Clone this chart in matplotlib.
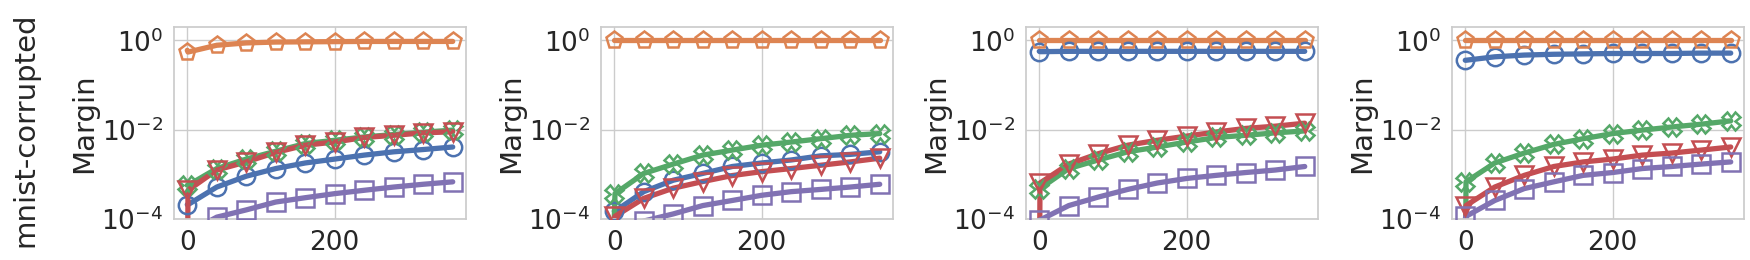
import matplotlib
matplotlib.use("Agg")
import matplotlib.pyplot as plt
import seaborn as sns
import numpy as np

sns.set_theme(style="whitegrid")
plt.rcParams['font.family'] = ['DejaVu Sans']

# marker steps, the line gets one extra point right after step 0
steps = [0, 40, 80, 120, 160, 200, 240, 280, 320, 360]
row_label = "mnist-corrupted"

# values per panel, per series
blue = [
    [2.1e-4, 5.2e-4, 9.1e-4, 1.35e-3, 1.8e-3, 2.2e-3, 2.7e-3, 3.2e-3, 3.6e-3, 4.1e-3],
    [1.5e-4, 4.1e-4, 7.4e-4, 1.05e-3, 1.5e-3, 1.8e-3, 2.1e-3, 2.6e-3, 2.8e-3, 3.2e-3],
    [0.56, 0.57, 0.57, 0.57, 0.57, 0.57, 0.57, 0.57, 0.57, 0.57],
    [0.36, 0.43, 0.47, 0.49, 0.50, 0.51, 0.51, 0.51, 0.52, 0.52],
]
orange = [
    [0.55, 0.78, 0.88, 0.92, 0.93, 0.94, 0.95, 0.95, 0.95, 0.95],
    [1.0, 1.0, 1.0, 1.0, 1.0, 1.0, 1.0, 1.0, 1.0, 1.0],
    [1.0, 1.0, 1.0, 1.0, 1.0, 1.0, 1.0, 1.0, 1.0, 1.0],
    [1.0, 1.0, 1.0, 1.0, 1.0, 1.0, 1.0, 1.0, 1.0, 1.0],
]
green = [
    [5.7e-4, 1.35e-3, 2.2e-3, 3.3e-3, 4.9e-3, 5.8e-3, 6.9e-3, 7.8e-3, 8.8e-3, 9.8e-3],
    [3.7e-4, 1.05e-3, 1.7e-3, 2.7e-3, 3.5e-3, 4.5e-3, 5.3e-3, 6.3e-3, 7.5e-3, 8.2e-3],
    [4.8e-4, 1.35e-3, 2.1e-3, 3.2e-3, 4.1e-3, 5.3e-3, 6.7e-3, 7.5e-3, 8.5e-3, 9.4e-3],
    [6.8e-4, 1.8e-3, 3.0e-3, 4.7e-3, 6.3e-3, 8.2e-3, 9.8e-3, 1.15e-2, 1.33e-2, 1.58e-2],
]
red = [
    [4.4e-4, 1.25e-3, 1.9e-3, 3.1e-3, 4.5e-3, 5.3e-3, 6.7e-3, 7.5e-3, 8.5e-3, 9.0e-3],
    [1.15e-4, 2.9e-4, 4.9e-4, 6.9e-4, 9.4e-4, 1.15e-3, 1.35e-3, 1.6e-3, 1.9e-3, 2.3e-3],
    [6.4e-4, 1.7e-3, 2.9e-3, 4.5e-3, 5.8e-3, 7.2e-3, 8.9e-3, 1.07e-2, 1.2e-2, 1.4e-2],
    [2.0e-4, 5.2e-4, 9.5e-4, 1.5e-3, 1.9e-3, 2.2e-3, 2.7e-3, 3.0e-3, 3.5e-3, 4.1e-3],
]
purple = [
    [5e-5, 1.1e-4, 1.6e-4, 2.4e-4, 3.0e-4, 3.7e-4, 4.4e-4, 5.2e-4, 6.0e-4, 6.8e-4],
    [4e-5, 9e-5, 1.3e-4, 2.0e-4, 2.6e-4, 3.4e-4, 4.1e-4, 4.6e-4, 5.2e-4, 6.0e-4],
    [9.5e-5, 2.0e-4, 3.1e-4, 4.6e-4, 6.4e-4, 8.1e-4, 9.5e-4, 1.1e-3, 1.25e-3, 1.5e-3],
    [1.15e-4, 2.6e-4, 4.8e-4, 6.8e-4, 9.5e-4, 1.1e-3, 1.35e-3, 1.5e-3, 1.7e-3, 1.9e-3],
]
# where the line starts at step 0 (below the axis means it drops off)
line_start = {
    "blue": [2.1e-4, 1.5e-4, 0.57, 0.36],
    "orange": [0.6, 1.0, 1.0, 1.0],
    "green": [5.7e-4, 1e-4, 4.8e-4, 1e-6],
    "red": [1e-6, 1e-4, 1e-6, 1e-6],
    "purple": [5e-5, 4e-5, 9.5e-5, 1.0e-4],
}

pal = sns.color_palette("deep")
series = [
    ("blue", blue, pal[0], "o"),
    ("orange", orange, pal[1], "p"),
    ("green", green, pal[2], "X"),
    ("red", red, pal[3], "v"),
    ("purple", purple, pal[4], "s"),
]

fig = plt.figure(figsize=(17.5, 2.6), dpi=100)
lefts = [174, 601, 1026, 1452]
for i in range(4):
    ax = fig.add_axes([lefts[i] / 1750, 41 / 260, 292 / 1750, 192 / 260])
    for name, vals, col, mk in series:
        line_x = [0, 1] + steps[1:]
        line_y = [line_start[name][i]] + vals[i]
        ax.plot(line_x, line_y, color=col, lw=3.8, zorder=2)
        ax.plot(steps, vals[i], ls="none", marker=mk, ms=12.5, mfc="none",
                mec=col, mew=1.8, zorder=3)
    ax.set_yscale("log")
    ax.set_ylim(1e-4, 2)
    ax.set_xlim(-18, 378)
    ax.set_xticks([0, 200])
    ax.set_yticks([1e-4, 1e-2, 1e0])
    ax.minorticks_off()
    ax.tick_params(labelsize=19, pad=2)
    ax.set_ylabel("Margin", fontsize=21, labelpad=2)
    for s in ax.spines.values():
        s.set_color("#cccccc")

fig.text(25 / 1750, 0.5, row_label, rotation=90, va="center", ha="center", fontsize=21)
fig.savefig("out.png", dpi=100)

*Task to carry out*:
Scan the data for the word "matplotlib" and copy every line where it shows up.

*Output of the task*:
Clone this chart in matplotlib.
import matplotlib
matplotlib.use("Agg")
import matplotlib.pyplot as plt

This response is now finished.